In the 2010 film The American, there is a scene where a catholic priest tells George Clooney “Journalism can’t make you rich”, hinting that he knows the latter is not the photographer he claims to be but something much more sinister.
Truer words have rarely been spoken, especially when it comes to the specialized sector that is motoring journalism. It won’t make you rich* but, on the other hand, you’ve turned your hobby into a job and that job does come with certain perks.
First and foremost, you get to drive nearly every new car and that includes some of the best. You also visit some amazing places, meet very interesting people and gain an insight about the inner workings of the automotive industry.
Yours truly enjoyed it until it became apparent that the job was quickly turning into a hobby that I couldn’t indulge in any more due to practical reasons, aka pay cuts due to falling sales and advertising income.
This brought me to a position I hadn’t been in since the previous century: I was out in the market for a car.
I had sold my cherished Alfa Romeo 156 to a cousin/dear friend a few years back because I couldn’t stand watching it sitting in the garage as I had no time to take it out and my better half didn’t have a driving license.
Having driven a different car practically each day for more than a decade, I now had to get used to living with the same vehicle day in, day out. Think of it as the automotive equivalent of settling down with one woman after countless one-night stands: she’ll have to be real good for you not to be truly satisfied.
Even if money was no object, I’d really have a hard time deciding. As it happened, money was definitely an object and, in the meanwhile, the aforementioned better half had learned how to drive so her needs became a factor.
In the end, I settled for a Kia Venga small MPV. The price was a steal, the car was extremely roomy, practical and loaded to the gills with extras (six airbags, ESP, part leather seats, folding mirrors, the lot) and, with just 3,400 km (a bit over 2,100 miles) on the odometer it was as good as new.
Its 1.6-liter four-cylinder was sprightly and yet frugal, the ride was compliant save for sharp undulations that jolted the rear torsion beam suspension, the visibility perfect.
After more than a year living with it, I’d rate the Venga an A+ as an utterly relaxing and reliable little car to spend a trouble-free life with.
I’d also give it a D in the fun factor department.
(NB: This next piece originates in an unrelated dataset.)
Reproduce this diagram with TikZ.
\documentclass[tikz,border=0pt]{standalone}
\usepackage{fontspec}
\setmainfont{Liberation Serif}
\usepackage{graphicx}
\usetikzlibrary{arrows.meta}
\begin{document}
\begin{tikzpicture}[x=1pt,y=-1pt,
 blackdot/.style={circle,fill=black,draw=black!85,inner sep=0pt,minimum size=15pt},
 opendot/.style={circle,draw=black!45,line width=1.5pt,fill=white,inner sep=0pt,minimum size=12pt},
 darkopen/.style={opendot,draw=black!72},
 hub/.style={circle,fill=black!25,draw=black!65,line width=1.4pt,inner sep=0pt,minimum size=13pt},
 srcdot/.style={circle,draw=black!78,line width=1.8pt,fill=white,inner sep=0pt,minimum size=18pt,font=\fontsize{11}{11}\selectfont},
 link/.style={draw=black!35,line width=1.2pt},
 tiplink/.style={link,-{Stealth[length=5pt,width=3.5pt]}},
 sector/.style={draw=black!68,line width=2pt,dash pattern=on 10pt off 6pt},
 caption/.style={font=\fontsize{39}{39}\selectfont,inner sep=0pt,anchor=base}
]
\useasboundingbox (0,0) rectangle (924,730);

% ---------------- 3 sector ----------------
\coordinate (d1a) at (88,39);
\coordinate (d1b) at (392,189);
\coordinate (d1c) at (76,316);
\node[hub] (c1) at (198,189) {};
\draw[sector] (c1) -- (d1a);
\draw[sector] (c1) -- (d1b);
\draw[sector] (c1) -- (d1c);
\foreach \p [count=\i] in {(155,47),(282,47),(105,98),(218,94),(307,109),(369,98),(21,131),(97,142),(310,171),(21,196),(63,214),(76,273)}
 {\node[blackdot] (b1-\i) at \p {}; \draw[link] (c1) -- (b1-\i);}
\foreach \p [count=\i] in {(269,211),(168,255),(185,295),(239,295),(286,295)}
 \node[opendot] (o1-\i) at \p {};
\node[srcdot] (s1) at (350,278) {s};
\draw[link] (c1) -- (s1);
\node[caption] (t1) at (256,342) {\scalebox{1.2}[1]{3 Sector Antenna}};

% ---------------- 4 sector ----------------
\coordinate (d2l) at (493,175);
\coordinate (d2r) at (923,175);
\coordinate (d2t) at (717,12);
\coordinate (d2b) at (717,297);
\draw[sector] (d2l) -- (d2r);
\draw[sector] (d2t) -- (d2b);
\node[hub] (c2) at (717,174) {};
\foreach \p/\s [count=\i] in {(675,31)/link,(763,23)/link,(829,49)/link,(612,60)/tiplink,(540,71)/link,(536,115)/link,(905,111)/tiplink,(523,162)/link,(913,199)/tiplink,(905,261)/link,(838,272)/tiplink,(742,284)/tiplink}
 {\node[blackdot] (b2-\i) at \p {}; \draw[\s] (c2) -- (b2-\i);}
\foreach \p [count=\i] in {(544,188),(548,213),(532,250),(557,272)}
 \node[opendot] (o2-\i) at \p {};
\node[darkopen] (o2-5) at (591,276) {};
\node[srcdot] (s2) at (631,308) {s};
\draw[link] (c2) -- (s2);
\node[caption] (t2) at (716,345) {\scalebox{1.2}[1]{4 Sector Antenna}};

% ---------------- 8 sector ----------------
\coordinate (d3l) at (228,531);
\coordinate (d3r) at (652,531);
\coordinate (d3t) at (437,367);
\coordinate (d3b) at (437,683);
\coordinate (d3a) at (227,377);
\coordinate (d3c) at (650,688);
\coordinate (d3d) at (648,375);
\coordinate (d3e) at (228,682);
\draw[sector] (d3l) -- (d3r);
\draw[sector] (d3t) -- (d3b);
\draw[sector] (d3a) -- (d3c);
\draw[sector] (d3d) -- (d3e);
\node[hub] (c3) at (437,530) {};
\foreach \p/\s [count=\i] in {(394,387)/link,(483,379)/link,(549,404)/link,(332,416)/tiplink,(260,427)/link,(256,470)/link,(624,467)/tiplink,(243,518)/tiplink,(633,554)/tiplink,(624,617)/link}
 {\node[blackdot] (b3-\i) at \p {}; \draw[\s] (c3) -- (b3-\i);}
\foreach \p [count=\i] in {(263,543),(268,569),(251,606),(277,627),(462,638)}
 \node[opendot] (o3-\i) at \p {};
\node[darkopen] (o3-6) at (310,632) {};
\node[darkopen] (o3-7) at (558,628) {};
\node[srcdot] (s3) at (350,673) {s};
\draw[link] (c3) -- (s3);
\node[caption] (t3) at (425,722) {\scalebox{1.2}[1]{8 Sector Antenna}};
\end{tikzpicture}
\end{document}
Not its fault, really, as it did exactly what it was designed for. The problem was that it did none of the things I wanted.
My list of “must-haves” includes a steering with real feedback, sporty handling, the ability to put the electronics to sleep if I wished and, preferably, rear-wheel drive.
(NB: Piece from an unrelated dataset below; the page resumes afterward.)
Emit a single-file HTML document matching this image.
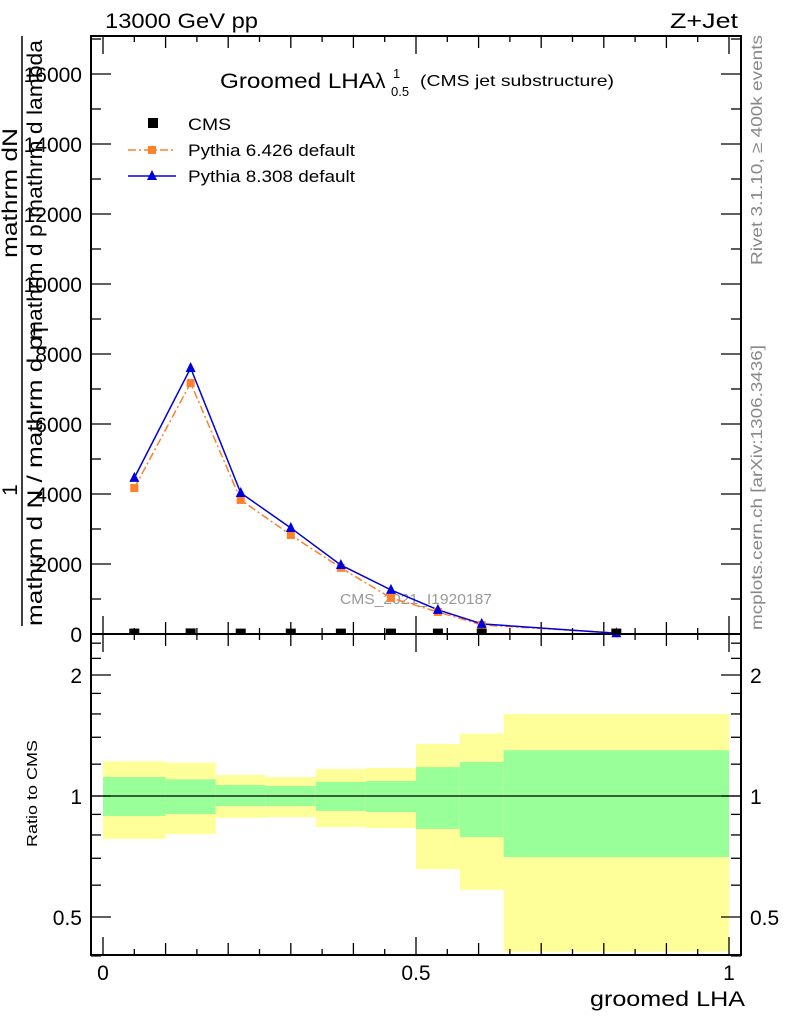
<!DOCTYPE html>
<html><head><meta charset="utf-8"><style>body{margin:0;background:#fff}svg{display:block;font-family:"Liberation Sans",sans-serif}</style></head>
<body>
<svg id="c" width="786" height="1024"></svg>
<script>
const edges=[0,0.1,0.18,0.26,0.34,0.42,0.5,0.57,0.64,1.0];
const xmid=[0.05,0.14,0.22,0.30,0.38,0.46,0.535,0.605,0.82];
const cmsVals=[40,45,40,40,40,40,40,40,40];
const py6=[4170,7170,3830,2830,1890,1030,630,260,30];
const py8=[4460,7600,4030,3030,1970,1260,690,290,20];
const yelHi=[1.22,1.21,1.128,1.115,1.167,1.174,1.347,1.43,1.6];
const grnHi=[1.115,1.10,1.065,1.059,1.084,1.09,1.18,1.215,1.30];
const grnLo=[0.892,0.902,0.944,0.944,0.918,0.912,0.828,0.79,0.705];
const yelLo=[0.782,0.804,0.882,0.886,0.837,0.832,0.658,0.584,0.41];
const mainTicks=[0,2000,4000,6000,8000,10000,12000,14000,16000];
const xTicks=[0,0.5,1];
const ratioTicks=[0.5,1,2];

const NS="http://www.w3.org/2000/svg",svg=document.getElementById('c');
function el(t,a,p){const e=document.createElementNS(NS,t);for(const k in a)e.setAttribute(k,a[k]);(p||svg).appendChild(e);return e;}
const L=91,R=741,T=36,MB=634,RB=955;
const X=v=>103+v*626;
const Y=v=>634-v*0.035;
const RY=v=>796-Math.log2(v)*121;
let e;
for(let i=0;i<9;i++){
 e=el('rect',{x:X(edges[i]),y:RY(yelHi[i]),width:X(edges[i+1])-X(edges[i]),height:RY(yelLo[i])-RY(yelHi[i]),fill:'#ffff99'});
 
 e=el('rect',{x:X(edges[i]),y:RY(grnHi[i]),width:X(edges[i+1])-X(edges[i]),height:RY(grnLo[i])-RY(grnHi[i]),fill:'#99ff99'});
 
}
el('rect',{x:L,y:634,width:R-L,height:RB-634,fill:'none',stroke:'#000','stroke-width':2});
el('line',{x1:L,x2:R,y1:RY(1),y2:RY(1),stroke:'#000','stroke-width':1.2});
el('rect',{x:L,y:T,width:R-L,height:MB-T,fill:'none',stroke:'#000','stroke-width':2});
for(let v=0;v<=1.0001;v+=0.05){const big=Math.abs(v*2-Math.round(v*2))<1e-6,s=Math.abs(v*10-Math.round(v*10))<1e-6;const h=big?18:(s?12:6);
 for(const [yb,d] of [[MB,-1],[RB,-1],[T,1],[634,1]]) el('line',{x1:X(v),x2:X(v),y1:yb,y2:yb+d*h,stroke:'#000','stroke-width':1.3});}
for(let v=0;v<=17000;v+=1000){const big=v%2000==0,h=big?20:10;
 el('line',{x1:L,x2:L+h,y1:Y(v),y2:Y(v),stroke:'#000','stroke-width':1.3});el('line',{x1:R,x2:R-h,y1:Y(v),y2:Y(v),stroke:'#000','stroke-width':1.3});}
mainTicks.forEach(v=>{e=el('text',{x:82,y:Y(v)+8,'text-anchor':'end','font-size':21});e.textContent=v;});
[0.4,0.5,0.6,0.7,0.8,0.9,1,1.2,1.4,1.6,1.8,2,2.2,2.4].forEach(v=>{const big=[0.5,1,2].includes(v),h=big?20:10;
 el('line',{x1:L,x2:L+h,y1:RY(v),y2:RY(v),stroke:'#000','stroke-width':1.3});el('line',{x1:R,x2:R-h,y1:RY(v),y2:RY(v),stroke:'#000','stroke-width':1.3});});
ratioTicks.forEach(v=>{for(const [x,a] of [[82,'end'],[750,'start']]){e=el('text',{x:x,y:RY(v)+8,'text-anchor':a,'font-size':21});e.textContent=v;}});
xTicks.forEach(v=>{e=el('text',{x:X(v),y:980,'text-anchor':'middle','font-size':21});e.textContent=v;});
e=el('text',{x:340,y:604,'font-size':15,fill:'#999',textLength:152,lengthAdjust:'spacingAndGlyphs'});e.textContent='CMS_2021_I1920187';
function line(vals,col,dash,name){e=el('polyline',{points:vals.map((v,i)=>X(xmid[i])+','+Y(v)).join(' '),fill:'none',stroke:col,'stroke-width':1.5,'stroke-dasharray':dash});}
line(py6,'#ff7f2a','8,3,2,3','pythia6-line');
line(py8,'#0000dd','none','pythia8-line');
py6.forEach((v,i)=>{e=el('rect',{x:X(xmid[i])-4,y:Y(v)-4,width:8,height:8,fill:'#ff7f2a'});});
py8.forEach((v,i)=>{const x=X(xmid[i]),y=Y(v);e=el('polygon',{points:`${x-5},${y+4} ${x+5},${y+4} ${x},${y-6}`,fill:'#0000dd'});});
cmsVals.forEach((v,i)=>{e=el('rect',{x:X(xmid[i])-5,y:Y(v)-4,width:10,height:6,fill:'#000'});});
function txt(a,s,name){e=el('text',a);e.innerHTML=s;return e;}
const LA='spacingAndGlyphs';
txt({x:105,y:28,'font-size':21,textLength:153,lengthAdjust:LA},'13000 GeV pp','beam-label');
txt({x:670,y:28,'font-size':21,textLength:68,lengthAdjust:LA},'Z+Jet','process-label');
txt({x:220,y:88,'font-size':21,textLength:155,lengthAdjust:LA},'Groomed LHA','plot-title');
txt({x:375,y:88,'font-size':21},'&#955;','plot-title-lambda');
txt({x:393,y:78,'font-size':13},'1','plot-title-sup');
txt({x:391,y:96,'font-size':13},'0.5','plot-title-sub');
txt({x:420,y:86,'font-size':16,textLength:194,lengthAdjust:LA},'(CMS jet substructure)','plot-title-sub-text');
el('rect',{x:148,y:118,width:10,height:10,fill:'#000'});
txt({x:188,y:130,'font-size':17,textLength:43,lengthAdjust:LA},'CMS','legend-cms');
el('line',{x1:128,x2:176,y1:150,y2:150,stroke:'#ff7f2a','stroke-width':1.5,'stroke-dasharray':'8,3,2,3'});
el('rect',{x:148,y:146,width:8,height:8,fill:'#ff7f2a'});
txt({x:188,y:156,'font-size':17,textLength:167,lengthAdjust:LA},'Pythia 6.426 default','legend-pythia6');
el('line',{x1:128,x2:176,y1:176,y2:176,stroke:'#0000dd','stroke-width':1.5});
el('polygon',{points:'147,180 157,180 152,170',fill:'#0000dd'});
txt({x:188,y:182,'font-size':17,textLength:167,lengthAdjust:LA},'Pythia 8.308 default','legend-pythia8');
txt({x:590,y:1006,'font-size':21,textLength:155,lengthAdjust:LA},'groomed LHA','x-axis-title');
txt({x:0,y:0,'font-size':15,textLength:107,lengthAdjust:LA,transform:'translate(37,847) rotate(-90)'},'Ratio to CMS','ratio-y-title');
txt({x:0,y:0,'font-size':16,fill:'#888',textLength:230,lengthAdjust:LA,transform:'translate(762,265) rotate(-90)'},'Rivet 3.1.10, &#8805; 400k events','rivet-label');
txt({x:0,y:0,'font-size':16,fill:'#888',textLength:285,lengthAdjust:LA,transform:'translate(762,630) rotate(-90)'},'mcplots.cern.ch [arXiv:1306.3436]','mcplots-label');
el('line',{x1:22,x2:22,y1:36,y2:626,stroke:'#000','stroke-width':1.5});
txt({x:0,y:0,'font-size':21,'text-anchor':'middle',transform:'translate(17,490) rotate(-90)'},'1','y-title-one');
txt({x:0,y:0,'font-size':21,textLength:130,lengthAdjust:LA,transform:'translate(17,258) rotate(-90)'},'mathrm dN','y-title-numerator');
txt({x:0,y:0,'font-size':21,textLength:290,lengthAdjust:LA,transform:'translate(42,626) rotate(-90)'},'mathrm d N / mathrm d p','y-title-denominator');
txt({x:0,y:0,'font-size':21,transform:'translate(48,336) rotate(-90)'},'T','y-title-T');
txt({x:0,y:0,'font-size':21,textLength:300,lengthAdjust:LA,transform:'translate(42,340) rotate(-90)'},'mathrm d p mathrm d lambda','y-title-denominator-2');
</script>
</body></html>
Being on a tight budget that was getting smaller, as expenditures always rise to meet income, meant I wasn’t exactly spoilt for choice. BMWs within reach came with a gazillion miles on the odometer and/or a patchy history - the rest were just very old or absurdly overpriced. A Mini would be fun but the Cooper is underpowered and a Cooper S in decent condition too steep for my pocket. The list was long and the search yielded no results.
Apparently, I had great expectations. Needless to say, I was depressed.
Help came by a former colleague. He happened to have a friend who was selling exactly the kind of car I was looking for. It was compact, low, rear-wheel drive, with a short-throw six-speed manual transmission and a mechanical limited-slip differential.
There was no service book but said colleague vouched for the car being serviced meticulously and some scratches and dings didn’t put me off as the cream leather interior with the Nardi wooden-rimmed wheel and gear lever was in tip-top condition.
It was a Mazda MX-5 with nearly 160,000 km (100,000 miles) and a 1.8-liter engine. Even though its 140PS output wasn’t ripping the tarmac apart, the low weight made up for it, it had adequate low-end torque and oversteer was easy to induce and control. It was well within my allocated budget and, having a family car, being a two-seater wasn't a problem.
Mission accomplished - or so I thought, but you'll have to wait for the next session to find out what happened…
*PS: I am fully aware of Harry Metcalfe (who, as far as I know, didn’t make his money out of Evo) and Chris Harris (who I have absolutely no clue about; maybe he was born into money, maybe he won the lottery – it’s not my business, either way). The only ones I can think off are the three Top Gear TV show hosts; every rule has an exception. BTW, well done, old chaps, and nice to have you back for the 19th season.